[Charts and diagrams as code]
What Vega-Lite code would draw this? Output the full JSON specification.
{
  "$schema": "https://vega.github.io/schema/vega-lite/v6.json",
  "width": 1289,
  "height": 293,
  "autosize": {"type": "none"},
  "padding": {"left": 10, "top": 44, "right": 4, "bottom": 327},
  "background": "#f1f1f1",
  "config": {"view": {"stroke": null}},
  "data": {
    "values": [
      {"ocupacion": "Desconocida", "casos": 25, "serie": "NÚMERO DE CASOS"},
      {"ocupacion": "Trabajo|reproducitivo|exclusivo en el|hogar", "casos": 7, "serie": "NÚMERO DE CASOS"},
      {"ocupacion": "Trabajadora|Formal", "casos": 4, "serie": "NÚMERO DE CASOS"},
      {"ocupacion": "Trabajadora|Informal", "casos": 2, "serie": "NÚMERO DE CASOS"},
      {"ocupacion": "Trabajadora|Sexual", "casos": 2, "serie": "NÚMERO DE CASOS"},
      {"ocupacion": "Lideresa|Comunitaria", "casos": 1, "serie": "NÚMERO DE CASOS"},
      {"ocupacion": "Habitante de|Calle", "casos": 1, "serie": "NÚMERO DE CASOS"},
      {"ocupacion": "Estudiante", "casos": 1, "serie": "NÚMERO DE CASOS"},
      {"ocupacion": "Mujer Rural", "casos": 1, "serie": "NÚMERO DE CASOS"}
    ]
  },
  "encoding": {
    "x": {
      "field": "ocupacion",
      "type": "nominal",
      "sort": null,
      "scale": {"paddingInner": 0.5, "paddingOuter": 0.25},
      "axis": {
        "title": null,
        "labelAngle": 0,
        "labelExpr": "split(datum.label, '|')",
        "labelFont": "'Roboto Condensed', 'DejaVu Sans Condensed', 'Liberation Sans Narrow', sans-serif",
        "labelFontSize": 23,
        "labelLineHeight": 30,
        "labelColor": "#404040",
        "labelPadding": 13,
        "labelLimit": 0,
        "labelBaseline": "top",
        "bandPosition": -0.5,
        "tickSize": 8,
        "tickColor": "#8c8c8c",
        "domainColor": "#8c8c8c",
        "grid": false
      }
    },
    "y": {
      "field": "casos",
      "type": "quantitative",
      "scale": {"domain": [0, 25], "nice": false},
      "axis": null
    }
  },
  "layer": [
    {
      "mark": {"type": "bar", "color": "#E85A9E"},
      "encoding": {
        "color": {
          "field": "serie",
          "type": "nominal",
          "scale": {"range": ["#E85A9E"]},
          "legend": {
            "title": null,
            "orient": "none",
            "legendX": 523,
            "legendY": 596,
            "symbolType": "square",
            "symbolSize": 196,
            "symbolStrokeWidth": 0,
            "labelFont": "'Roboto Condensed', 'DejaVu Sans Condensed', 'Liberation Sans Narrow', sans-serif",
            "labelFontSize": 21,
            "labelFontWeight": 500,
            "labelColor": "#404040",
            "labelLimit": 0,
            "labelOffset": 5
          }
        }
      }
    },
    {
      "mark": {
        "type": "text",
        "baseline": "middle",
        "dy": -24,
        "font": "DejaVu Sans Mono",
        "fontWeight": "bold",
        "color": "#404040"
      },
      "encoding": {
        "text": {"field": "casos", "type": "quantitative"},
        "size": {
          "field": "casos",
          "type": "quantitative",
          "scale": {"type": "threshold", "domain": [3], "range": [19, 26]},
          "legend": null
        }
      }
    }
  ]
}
* * *
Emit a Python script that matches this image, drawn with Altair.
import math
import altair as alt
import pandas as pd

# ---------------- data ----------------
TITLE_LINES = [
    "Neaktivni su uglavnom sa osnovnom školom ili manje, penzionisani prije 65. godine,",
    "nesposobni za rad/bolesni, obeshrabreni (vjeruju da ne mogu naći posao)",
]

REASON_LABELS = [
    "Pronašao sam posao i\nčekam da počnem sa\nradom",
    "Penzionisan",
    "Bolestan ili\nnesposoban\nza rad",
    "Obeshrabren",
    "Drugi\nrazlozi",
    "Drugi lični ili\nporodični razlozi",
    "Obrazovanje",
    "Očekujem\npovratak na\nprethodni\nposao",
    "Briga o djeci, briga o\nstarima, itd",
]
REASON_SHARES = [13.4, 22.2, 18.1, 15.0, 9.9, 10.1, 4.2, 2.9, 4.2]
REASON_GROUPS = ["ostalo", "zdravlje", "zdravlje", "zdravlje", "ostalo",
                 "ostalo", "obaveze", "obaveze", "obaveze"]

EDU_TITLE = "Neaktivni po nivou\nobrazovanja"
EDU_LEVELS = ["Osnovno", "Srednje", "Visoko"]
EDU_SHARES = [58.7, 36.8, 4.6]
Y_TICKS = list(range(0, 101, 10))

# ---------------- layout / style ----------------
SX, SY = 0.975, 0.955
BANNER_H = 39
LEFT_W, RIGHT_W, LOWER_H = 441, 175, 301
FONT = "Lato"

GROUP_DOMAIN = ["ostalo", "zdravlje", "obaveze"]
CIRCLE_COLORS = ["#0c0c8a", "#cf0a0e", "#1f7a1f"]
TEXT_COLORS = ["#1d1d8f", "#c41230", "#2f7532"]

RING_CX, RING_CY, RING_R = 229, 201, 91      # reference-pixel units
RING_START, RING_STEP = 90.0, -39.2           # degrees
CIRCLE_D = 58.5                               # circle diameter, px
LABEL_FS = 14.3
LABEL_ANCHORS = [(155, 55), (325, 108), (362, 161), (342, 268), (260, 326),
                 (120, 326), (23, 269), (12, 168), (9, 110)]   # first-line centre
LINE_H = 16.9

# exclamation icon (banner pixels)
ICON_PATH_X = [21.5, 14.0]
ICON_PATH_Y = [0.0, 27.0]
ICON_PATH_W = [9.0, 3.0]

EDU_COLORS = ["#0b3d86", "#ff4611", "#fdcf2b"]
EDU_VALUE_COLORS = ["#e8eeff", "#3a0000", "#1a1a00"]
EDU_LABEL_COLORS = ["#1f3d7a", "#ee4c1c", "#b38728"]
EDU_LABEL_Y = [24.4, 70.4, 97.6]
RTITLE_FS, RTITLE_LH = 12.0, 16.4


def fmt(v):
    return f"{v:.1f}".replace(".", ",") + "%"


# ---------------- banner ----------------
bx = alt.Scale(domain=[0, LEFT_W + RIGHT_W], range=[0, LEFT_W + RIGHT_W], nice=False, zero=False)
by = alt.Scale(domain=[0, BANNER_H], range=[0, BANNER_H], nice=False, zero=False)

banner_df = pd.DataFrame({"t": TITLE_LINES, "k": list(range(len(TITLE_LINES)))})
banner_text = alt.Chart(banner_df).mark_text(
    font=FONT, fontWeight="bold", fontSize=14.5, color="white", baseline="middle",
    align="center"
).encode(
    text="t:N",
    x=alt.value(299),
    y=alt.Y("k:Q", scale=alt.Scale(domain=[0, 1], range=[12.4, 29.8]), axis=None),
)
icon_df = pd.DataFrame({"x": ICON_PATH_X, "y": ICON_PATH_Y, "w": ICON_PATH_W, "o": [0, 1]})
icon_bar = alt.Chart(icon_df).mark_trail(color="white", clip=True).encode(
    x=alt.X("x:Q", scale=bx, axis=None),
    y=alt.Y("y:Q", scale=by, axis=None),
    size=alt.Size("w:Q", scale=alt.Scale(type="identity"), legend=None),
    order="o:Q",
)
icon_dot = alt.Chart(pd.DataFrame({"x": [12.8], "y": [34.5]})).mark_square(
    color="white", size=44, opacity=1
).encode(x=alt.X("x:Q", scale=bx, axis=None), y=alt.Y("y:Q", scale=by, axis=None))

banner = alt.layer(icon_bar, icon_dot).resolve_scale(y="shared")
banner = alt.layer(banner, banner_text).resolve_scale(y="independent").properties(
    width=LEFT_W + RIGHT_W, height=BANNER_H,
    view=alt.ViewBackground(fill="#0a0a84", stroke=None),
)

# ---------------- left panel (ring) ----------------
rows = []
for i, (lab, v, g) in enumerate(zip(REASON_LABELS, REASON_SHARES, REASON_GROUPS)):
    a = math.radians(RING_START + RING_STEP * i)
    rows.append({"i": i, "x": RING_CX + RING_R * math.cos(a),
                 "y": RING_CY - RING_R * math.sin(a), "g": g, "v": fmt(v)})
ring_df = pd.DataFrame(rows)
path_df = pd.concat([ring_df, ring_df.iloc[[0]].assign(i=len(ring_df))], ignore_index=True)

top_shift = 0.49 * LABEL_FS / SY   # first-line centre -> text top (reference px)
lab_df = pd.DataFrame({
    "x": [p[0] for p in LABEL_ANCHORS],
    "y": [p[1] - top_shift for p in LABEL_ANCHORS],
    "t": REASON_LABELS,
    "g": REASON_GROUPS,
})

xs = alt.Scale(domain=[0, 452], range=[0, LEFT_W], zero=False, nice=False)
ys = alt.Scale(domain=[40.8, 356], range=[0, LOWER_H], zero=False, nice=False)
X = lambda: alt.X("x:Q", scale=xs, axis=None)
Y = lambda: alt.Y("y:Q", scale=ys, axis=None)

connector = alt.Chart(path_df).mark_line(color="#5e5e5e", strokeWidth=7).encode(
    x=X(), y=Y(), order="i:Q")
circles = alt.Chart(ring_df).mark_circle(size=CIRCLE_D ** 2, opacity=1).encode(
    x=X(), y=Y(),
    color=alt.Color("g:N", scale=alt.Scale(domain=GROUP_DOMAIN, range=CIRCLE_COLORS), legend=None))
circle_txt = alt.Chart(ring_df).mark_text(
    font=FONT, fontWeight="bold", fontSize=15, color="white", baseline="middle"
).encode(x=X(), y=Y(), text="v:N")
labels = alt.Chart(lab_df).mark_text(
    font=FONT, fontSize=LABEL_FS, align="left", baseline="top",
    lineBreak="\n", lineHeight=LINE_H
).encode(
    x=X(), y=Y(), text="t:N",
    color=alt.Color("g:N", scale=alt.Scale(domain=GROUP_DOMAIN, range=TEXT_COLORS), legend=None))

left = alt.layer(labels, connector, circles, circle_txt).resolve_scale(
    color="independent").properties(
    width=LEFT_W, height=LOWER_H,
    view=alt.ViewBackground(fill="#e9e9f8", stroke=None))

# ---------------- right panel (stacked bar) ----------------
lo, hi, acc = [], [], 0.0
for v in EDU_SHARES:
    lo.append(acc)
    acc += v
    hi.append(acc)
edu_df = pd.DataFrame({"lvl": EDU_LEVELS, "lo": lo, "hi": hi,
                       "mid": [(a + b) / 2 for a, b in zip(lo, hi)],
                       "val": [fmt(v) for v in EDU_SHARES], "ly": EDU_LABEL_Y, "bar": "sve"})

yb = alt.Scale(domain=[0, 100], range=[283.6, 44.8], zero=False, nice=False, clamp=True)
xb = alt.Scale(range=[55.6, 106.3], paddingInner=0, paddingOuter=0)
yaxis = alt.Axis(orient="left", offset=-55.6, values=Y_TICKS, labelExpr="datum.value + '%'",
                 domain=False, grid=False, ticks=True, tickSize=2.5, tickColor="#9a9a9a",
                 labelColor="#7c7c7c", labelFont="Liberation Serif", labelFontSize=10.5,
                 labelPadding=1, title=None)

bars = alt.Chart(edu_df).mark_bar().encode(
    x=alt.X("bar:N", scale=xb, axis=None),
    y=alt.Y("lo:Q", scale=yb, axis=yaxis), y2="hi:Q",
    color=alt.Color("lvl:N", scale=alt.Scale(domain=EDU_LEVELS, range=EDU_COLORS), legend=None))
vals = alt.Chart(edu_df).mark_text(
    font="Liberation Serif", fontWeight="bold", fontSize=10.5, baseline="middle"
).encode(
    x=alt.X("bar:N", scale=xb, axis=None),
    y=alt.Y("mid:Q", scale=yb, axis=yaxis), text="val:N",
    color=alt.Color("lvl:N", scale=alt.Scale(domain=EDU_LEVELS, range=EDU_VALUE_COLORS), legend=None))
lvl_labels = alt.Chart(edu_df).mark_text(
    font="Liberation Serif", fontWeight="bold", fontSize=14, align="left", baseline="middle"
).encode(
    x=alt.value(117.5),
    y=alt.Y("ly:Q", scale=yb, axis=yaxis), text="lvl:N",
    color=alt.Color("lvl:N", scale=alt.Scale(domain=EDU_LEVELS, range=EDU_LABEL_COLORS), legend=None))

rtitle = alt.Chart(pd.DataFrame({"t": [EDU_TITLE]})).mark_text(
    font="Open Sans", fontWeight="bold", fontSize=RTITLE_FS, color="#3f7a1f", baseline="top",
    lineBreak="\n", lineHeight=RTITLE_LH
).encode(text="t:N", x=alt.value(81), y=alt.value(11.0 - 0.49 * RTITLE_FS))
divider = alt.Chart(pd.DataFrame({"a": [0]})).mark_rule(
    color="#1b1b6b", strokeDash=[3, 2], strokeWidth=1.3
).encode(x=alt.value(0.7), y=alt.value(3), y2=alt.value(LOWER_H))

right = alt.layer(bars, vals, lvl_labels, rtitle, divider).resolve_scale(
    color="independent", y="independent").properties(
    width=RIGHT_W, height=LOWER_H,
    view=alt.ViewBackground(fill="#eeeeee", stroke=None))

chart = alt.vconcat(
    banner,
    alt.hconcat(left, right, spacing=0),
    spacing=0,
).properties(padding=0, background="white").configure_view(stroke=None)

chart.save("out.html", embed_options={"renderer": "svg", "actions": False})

▶ _The request_:
Using the entries shown above, reproduce verbatim the lines from the line bearing "Emit a Python" to the line bearing "import pandas as pd", inclusive.

▶ _Task solution_:
Emit a Python script that matches this image, drawn with Altair.
import math
import altair as alt
import pandas as pd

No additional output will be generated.